A TVI, numa bonita reportagem, mostrou "A Estefânia" que todos gostamos de saber que existe. Mostrou o que se passa (eu acredito nisto com o meu coração todo) em todos os Hospitais Públicos Portugueses... em muitas ocasiões. Muitas mesmo. Quase sempre. Corrigir este quase pode ser difícil, pode custar dinheiro, mas façam assim: não mo dêem a mim, juro que não o quero. Dêem-no, de boa fé, aos Hospitais Públicos. E, depois, pagando-me o mesmo, vigiem a maneira como eu o faço gastar, controlem o meu empenhamento, mas façam-no com a bonomia de quem confia em mim, porque é suposto eu saber o que faço. Se fizerem assim, eu sorrio-vos também, de alma aberta, por me deixarem viver a minha vida a tentar ser útil. A servir quem precisa de mim. A fazer que a minha vida tenha algum sentido, no fim de contas.

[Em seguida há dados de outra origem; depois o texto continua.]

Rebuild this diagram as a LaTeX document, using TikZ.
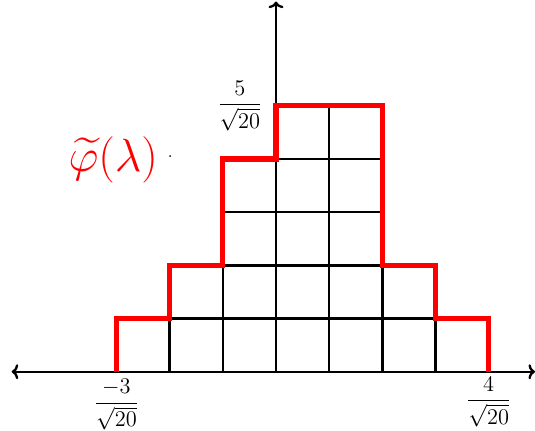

A outra notícia mostrou as vantagens do sistema de vídeo-conferência no colmatar de dificuldades das pessoas que têm... inferioridades. Num País em que a interioridade geográfica acarreta uma inferioridade de cidadania intolerável, sinto-me orgulhoso (o orgulho é um sentimento passageiro e simples, não é grande pecado, passa-me amanhã) por motivos muito meus, muito dos meus doentes. A minha vídeo-conferência semanal, muito dos tempos pré-SA (cuja saudade me vai matando aos poucos), lá vai sobrevivendo.
A TVI enerva-me muitas vezes. Hoje emocionou-me muito. Como já disse, infelizmente, amanhã passa-me.